◆ GIVEN DATA ◆
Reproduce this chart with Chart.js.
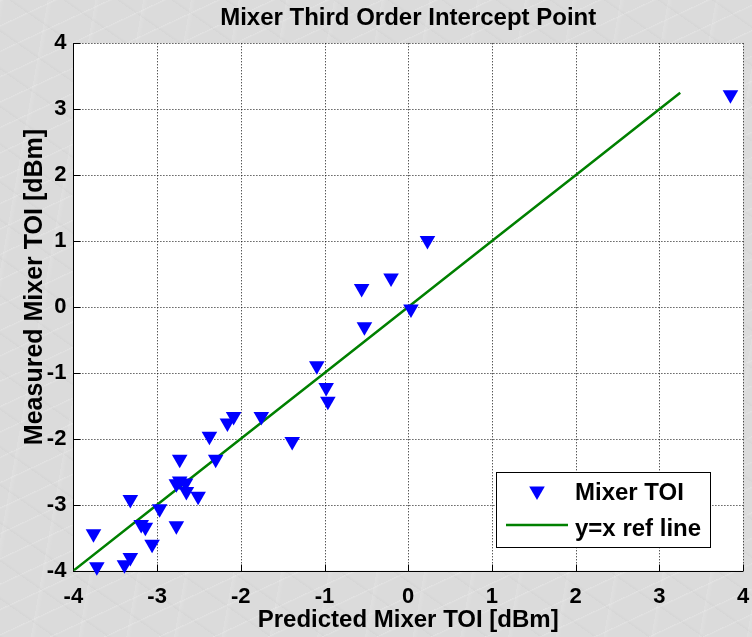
<!DOCTYPE html>
<html><head><meta charset="utf-8">
<script src="https://cdn.jsdelivr.net/npm/chart.js@4/dist/chart.umd.min.js"></script>
<style>
html,body{margin:0;padding:0;}
body{width:752px;height:637px;overflow:hidden;
background-color:#dbdbdb;
background-image:
 repeating-linear-gradient(155deg, rgba(255,255,255,0.22) 0px, rgba(255,255,255,0) 2px, rgba(255,255,255,0) 23px),
 repeating-linear-gradient(35deg, rgba(0,0,0,0.025) 0px, rgba(0,0,0,0) 3px, rgba(0,0,0,0) 31px),
 repeating-linear-gradient(100deg, rgba(255,255,255,0.12) 0px, rgba(255,255,255,0) 5px, rgba(255,255,255,0) 47px);
}
#wrap{position:relative;width:752px;height:637px;}
</style></head><body><div id="wrap"><canvas id="c" width="752" height="637"></canvas></div>
<script>
// ---- data ----
const predicted = [3.85, 0.23, -0.205, -0.556, 0.033, -0.523, -1.092, -0.98, -0.96, -1.755,
  -2.086, -2.16, -1.386, -2.375, -2.73, -2.30, -2.73, -2.77, -2.66, -2.65,
  -2.51, -3.32, -2.97, -3.19, -3.14, -2.77, -3.76, -3.06, -3.32, -3.39, -3.72];
const measured = [3.22, 1.01, 0.44, 0.28, -0.03, -0.30, -0.89, -1.22, -1.43, -1.66,
  -1.66, -1.76, -2.04, -1.96, -2.31, -2.31, -2.64, -2.68, -2.67, -2.80,
  -2.87, -2.92, -3.06, -3.30, -3.34, -3.32, -3.44, -3.60, -3.80, -3.91, -3.94];
const refX = [-4, -3, -2, -1, 0, 1, 2, 3, 3.25];
const refY = [-4, -3, -2, -1, 0, 1, 2, 3, 3.25];
const tickValues = [-4, -3, -2, -1, 0, 1, 2, 3, 4];
const seriesNames = ['Mixer TOI', 'y=x ref line'];
const chartTitle = 'Mixer Third Order Intercept Point';
const xTitle = 'Predicted Mixer TOI [dBm]';
const yTitle = 'Measured Mixer TOI [dBm]';

const FONT = "'Liberation Sans', Arial, Helvetica, sans-serif";
const BLUE = '#0000ff';
const GREEN = '#008000';

const scatterData = predicted.map((x, i) => ({x: x, y: measured[i]}));
const lineData = refX.map((x, i) => ({x: x, y: refY[i]}));

const plotPlugin = {
  id: 'plotDeco',
  afterLayout(chart) {
    const t = chart.titleBlock;
    if (t) {
      t.left = chart.chartArea.left;
      t.right = chart.chartArea.right;
      t.width = t.right - t.left;
    }
    const ys = chart.scales.y;
    if (ys && typeof ys.drawTitle === 'function' && !ys._shiftedTitle) {
      const orig = ys.drawTitle;
      ys.drawTitle = function () {
        const c = this.ctx;
        c.save();
        c.translate(0, -20);
        orig.apply(this, arguments);
        c.restore();
      };
      ys._shiftedTitle = true;
    }
  },
  beforeDraw(chart) {
    const {ctx, chartArea: a} = chart;
    ctx.save();
    ctx.fillStyle = '#ffffff';
    ctx.fillRect(a.left, a.top, a.right - a.left, a.bottom - a.top);
    ctx.restore();
  },
  beforeDatasetsDraw(chart) {
    const {ctx, chartArea: a, scales} = chart;
    const xs = scales.x, ys = scales.y;
    ctx.save();
    ctx.strokeStyle = '#111';
    ctx.lineWidth = 1;
    ctx.setLineDash([1, 2]);
    tickValues.forEach(v => {
      const px = Math.round(xs.getPixelForValue(v)) + 0.5;
      ctx.beginPath(); ctx.moveTo(px, a.top); ctx.lineTo(px, a.bottom); ctx.stroke();
      const py = Math.round(ys.getPixelForValue(v)) + 0.5;
      ctx.beginPath(); ctx.moveTo(a.left, py); ctx.lineTo(a.right, py); ctx.stroke();
    });
    ctx.setLineDash([]);
    ctx.strokeStyle = '#000';
    const L = Math.round(a.left) + 0.5, B = Math.round(a.bottom) + 0.5;
    ctx.beginPath(); ctx.moveTo(L, a.top); ctx.lineTo(L, B); ctx.lineTo(a.right, B); ctx.stroke();
    tickValues.forEach(v => {
      const px = Math.round(xs.getPixelForValue(v)) + 0.5;
      ctx.beginPath(); ctx.moveTo(px, B); ctx.lineTo(px, B - 7); ctx.stroke();
      const py = Math.round(ys.getPixelForValue(v)) + 0.5;
      ctx.beginPath(); ctx.moveTo(L, py); ctx.lineTo(L + 7, py); ctx.stroke();
    });
    ctx.restore();
  },
  afterDraw(chart) {
    const {ctx} = chart;
    const bx = 496.5, by = 472.5, bw = 214, bh = 75;
    ctx.save();
    ctx.fillStyle = '#fff';
    ctx.fillRect(bx, by, bw, bh);
    ctx.strokeStyle = '#000';
    ctx.lineWidth = 1;
    ctx.strokeRect(bx, by, bw, bh);
    ctx.fillStyle = BLUE;
    ctx.strokeStyle = BLUE;
    Chart.helpers.drawPoint(ctx, {pointStyle: 'triangle', rotation: 180, radius: 9, borderWidth: 0}, 537, 491);
    ctx.strokeStyle = GREEN;
    ctx.lineWidth = 2.5;
    ctx.beginPath(); ctx.moveTo(506, 525); ctx.lineTo(568, 525); ctx.stroke();
    ctx.fillStyle = '#000';
    ctx.font = 'bold 24px ' + FONT;
    ctx.textAlign = 'left';
    ctx.textBaseline = 'middle';
    ctx.fillText(seriesNames[0], 575, 493);
    ctx.fillText(seriesNames[1], 575, 529);
    ctx.restore();
  }
};

new Chart(document.getElementById('c'), {
  type: 'scatter',
  data: {
    datasets: [
      {label: seriesNames[0], data: scatterData, pointStyle: 'triangle', rotation: 180,
       pointRadius: 9, pointHoverRadius: 9, backgroundColor: BLUE, borderColor: BLUE, borderWidth: 0,
       clip: false, order: 1},
      {label: seriesNames[1], data: lineData, showLine: true, borderColor: GREEN, backgroundColor: GREEN,
       borderWidth: 2.5, pointRadius: 0, tension: 0, order: 2}
    ]
  },
  options: {
    responsive: false,
    animation: false,
    devicePixelRatio: 1,
    layout: {padding: {left: 0, right: 8, top: 0, bottom: 0}},
    plugins: {
      legend: {display: false},
      tooltip: {enabled: false},
      title: {display: true, text: chartTitle, color: '#000',
        font: {family: FONT, size: 24, weight: 'bold'}, padding: {top: 4.4, bottom: 10.1}}
    },
    scales: {
      x: {
        type: 'linear', min: -4, max: 4,
        ticks: {stepSize: 1, color: '#000', font: {family: FONT, size: 22, weight: 'bold'}, padding: 13, maxRotation: 0},
        grid: {display: false, drawTicks: false},
        border: {display: false},
        title: {display: true, text: xTitle, color: '#000', font: {family: FONT, size: 24, weight: 'bold'}, padding: {top: 0, bottom: 2.6}},
        afterFit(s) { s.height = 66.3; s.paddingLeft = 0; s.paddingRight = 0; }
      },
      y: {
        type: 'linear', min: -4, max: 4,
        ticks: {stepSize: 1, color: '#000', font: {family: FONT, size: 22, weight: 'bold'}, padding: 7},
        grid: {display: false, drawTicks: false},
        border: {display: false},
        title: {display: true, text: yTitle, color: '#000', font: {family: FONT, size: 25, weight: 'bold'}, padding: {top: 20, bottom: 0}},
        afterFit(s) { s.width = 73.4; s.paddingTop = 0; s.paddingBottom = 0; }
      }
    }
  },
  plugins: [plotPlugin]
});
</script>
</body></html>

◆ WHAT TO PRODUCE ◆
Reproduce the data word for word, excluding its pictures.

◆ SOLVED PROBLEM ◆
Reproduce this chart with Chart.js.
<!DOCTYPE html>
<html><head><meta charset="utf-8">
<script src="https://cdn.jsdelivr.net/npm/chart.js@4/dist/chart.umd.min.js"></script>
<style>
html,body{margin:0;padding:0;}
body{width:752px;height:637px;overflow:hidden;
background-color:#dbdbdb;
background-image:
 repeating-linear-gradient(155deg, rgba(255,255,255,0.22) 0px, rgba(255,255,255,0) 2px, rgba(255,255,255,0) 23px),
 repeating-linear-gradient(35deg, rgba(0,0,0,0.025) 0px, rgba(0,0,0,0) 3px, rgba(0,0,0,0) 31px),
 repeating-linear-gradient(100deg, rgba(255,255,255,0.12) 0px, rgba(255,255,255,0) 5px, rgba(255,255,255,0) 47px);
}
#wrap{position:relative;width:752px;height:637px;}
</style></head><body><div id="wrap"><canvas id="c" width="752" height="637"></canvas></div>
<script>
// ---- data ----
const predicted = [3.85, 0.23, -0.205, -0.556, 0.033, -0.523, -1.092, -0.98, -0.96, -1.755,
  -2.086, -2.16, -1.386, -2.375, -2.73, -2.30, -2.73, -2.77, -2.66, -2.65,
  -2.51, -3.32, -2.97, -3.19, -3.14, -2.77, -3.76, -3.06, -3.32, -3.39, -3.72];
const measured = [3.22, 1.01, 0.44, 0.28, -0.03, -0.30, -0.89, -1.22, -1.43, -1.66,
  -1.66, -1.76, -2.04, -1.96, -2.31, -2.31, -2.64, -2.68, -2.67, -2.80,
  -2.87, -2.92, -3.06, -3.30, -3.34, -3.32, -3.44, -3.60, -3.80, -3.91, -3.94];
const refX = [-4, -3, -2, -1, 0, 1, 2, 3, 3.25];
const refY = [-4, -3, -2, -1, 0, 1, 2, 3, 3.25];
const tickValues = [-4, -3, -2, -1, 0, 1, 2, 3, 4];
const seriesNames = ['Mixer TOI', 'y=x ref line'];
const chartTitle = 'Mixer Third Order Intercept Point';
const xTitle = 'Predicted Mixer TOI [dBm]';
const yTitle = 'Measured Mixer TOI [dBm]';

const FONT = "'Liberation Sans', Arial, Helvetica, sans-serif";
const BLUE = '#0000ff';
const GREEN = '#008000';

const scatterData = predicted.map((x, i) => ({x: x, y: measured[i]}));
const lineData = refX.map((x, i) => ({x: x, y: refY[i]}));

const plotPlugin = {
  id: 'plotDeco',
  afterLayout(chart) {
    const t = chart.titleBlock;
    if (t) {
      t.left = chart.chartArea.left;
      t.right = chart.chartArea.right;
      t.width = t.right - t.left;
    }
    const ys = chart.scales.y;
    if (ys && typeof ys.drawTitle === 'function' && !ys._shiftedTitle) {
      const orig = ys.drawTitle;
      ys.drawTitle = function () {
        const c = this.ctx;
        c.save();
        c.translate(0, -20);
        orig.apply(this, arguments);
        c.restore();
      };
      ys._shiftedTitle = true;
    }
  },
  beforeDraw(chart) {
    const {ctx, chartArea: a} = chart;
    ctx.save();
    ctx.fillStyle = '#ffffff';
    ctx.fillRect(a.left, a.top, a.right - a.left, a.bottom - a.top);
    ctx.restore();
  },
  beforeDatasetsDraw(chart) {
    const {ctx, chartArea: a, scales} = chart;
    const xs = scales.x, ys = scales.y;
    ctx.save();
    ctx.strokeStyle = '#111';
    ctx.lineWidth = 1;
    ctx.setLineDash([1, 2]);
    tickValues.forEach(v => {
      const px = Math.round(xs.getPixelForValue(v)) + 0.5;
      ctx.beginPath(); ctx.moveTo(px, a.top); ctx.lineTo(px, a.bottom); ctx.stroke();
      const py = Math.round(ys.getPixelForValue(v)) + 0.5;
      ctx.beginPath(); ctx.moveTo(a.left, py); ctx.lineTo(a.right, py); ctx.stroke();
    });
    ctx.setLineDash([]);
    ctx.strokeStyle = '#000';
    const L = Math.round(a.left) + 0.5, B = Math.round(a.bottom) + 0.5;
    ctx.beginPath(); ctx.moveTo(L, a.top); ctx.lineTo(L, B); ctx.lineTo(a.right, B); ctx.stroke();
    tickValues.forEach(v => {
      const px = Math.round(xs.getPixelForValue(v)) + 0.5;
      ctx.beginPath(); ctx.moveTo(px, B); ctx.lineTo(px, B - 7); ctx.stroke();
      const py = Math.round(ys.getPixelForValue(v)) + 0.5;
      ctx.beginPath(); ctx.moveTo(L, py); ctx.lineTo(L + 7, py); ctx.stroke();
    });
    ctx.restore();
  },
  afterDraw(chart) {
    const {ctx} = chart;
    const bx = 496.5, by = 472.5, bw = 214, bh = 75;
    ctx.save();
    ctx.fillStyle = '#fff';
    ctx.fillRect(bx, by, bw, bh);
    ctx.strokeStyle = '#000';
    ctx.lineWidth = 1;
    ctx.strokeRect(bx, by, bw, bh);
    ctx.fillStyle = BLUE;
    ctx.strokeStyle = BLUE;
    Chart.helpers.drawPoint(ctx, {pointStyle: 'triangle', rotation: 180, radius: 9, borderWidth: 0}, 537, 491);
    ctx.strokeStyle = GREEN;
    ctx.lineWidth = 2.5;
    ctx.beginPath(); ctx.moveTo(506, 525); ctx.lineTo(568, 525); ctx.stroke();
    ctx.fillStyle = '#000';
    ctx.font = 'bold 24px ' + FONT;
    ctx.textAlign = 'left';
    ctx.textBaseline = 'middle';
    ctx.fillText(seriesNames[0], 575, 493);
    ctx.fillText(seriesNames[1], 575, 529);
    ctx.restore();
  }
};

new Chart(document.getElementById('c'), {
  type: 'scatter',
  data: {
    datasets: [
      {label: seriesNames[0], data: scatterData, pointStyle: 'triangle', rotation: 180,
       pointRadius: 9, pointHoverRadius: 9, backgroundColor: BLUE, borderColor: BLUE, borderWidth: 0,
       clip: false, order: 1},
      {label: seriesNames[1], data: lineData, showLine: true, borderColor: GREEN, backgroundColor: GREEN,
       borderWidth: 2.5, pointRadius: 0, tension: 0, order: 2}
    ]
  },
  options: {
    responsive: false,
    animation: false,
    devicePixelRatio: 1,
    layout: {padding: {left: 0, right: 8, top: 0, bottom: 0}},
    plugins: {
      legend: {display: false},
      tooltip: {enabled: false},
      title: {display: true, text: chartTitle, color: '#000',
        font: {family: FONT, size: 24, weight: 'bold'}, padding: {top: 4.4, bottom: 10.1}}
    },
    scales: {
      x: {
        type: 'linear', min: -4, max: 4,
        ticks: {stepSize: 1, color: '#000', font: {family: FONT, size: 22, weight: 'bold'}, padding: 13, maxRotation: 0},
        grid: {display: false, drawTicks: false},
        border: {display: false},
        title: {display: true, text: xTitle, color: '#000', font: {family: FONT, size: 24, weight: 'bold'}, padding: {top: 0, bottom: 2.6}},
        afterFit(s) { s.height = 66.3; s.paddingLeft = 0; s.paddingRight = 0; }
      },
      y: {
        type: 'linear', min: -4, max: 4,
        ticks: {stepSize: 1, color: '#000', font: {family: FONT, size: 22, weight: 'bold'}, padding: 7},
        grid: {display: false, drawTicks: false},
        border: {display: false},
        title: {display: true, text: yTitle, color: '#000', font: {family: FONT, size: 25, weight: 'bold'}, padding: {top: 20, bottom: 0}},
        afterFit(s) { s.width = 73.4; s.paddingTop = 0; s.paddingBottom = 0; }
      }
    }
  },
  plugins: [plotPlugin]
});
</script>
</body></html>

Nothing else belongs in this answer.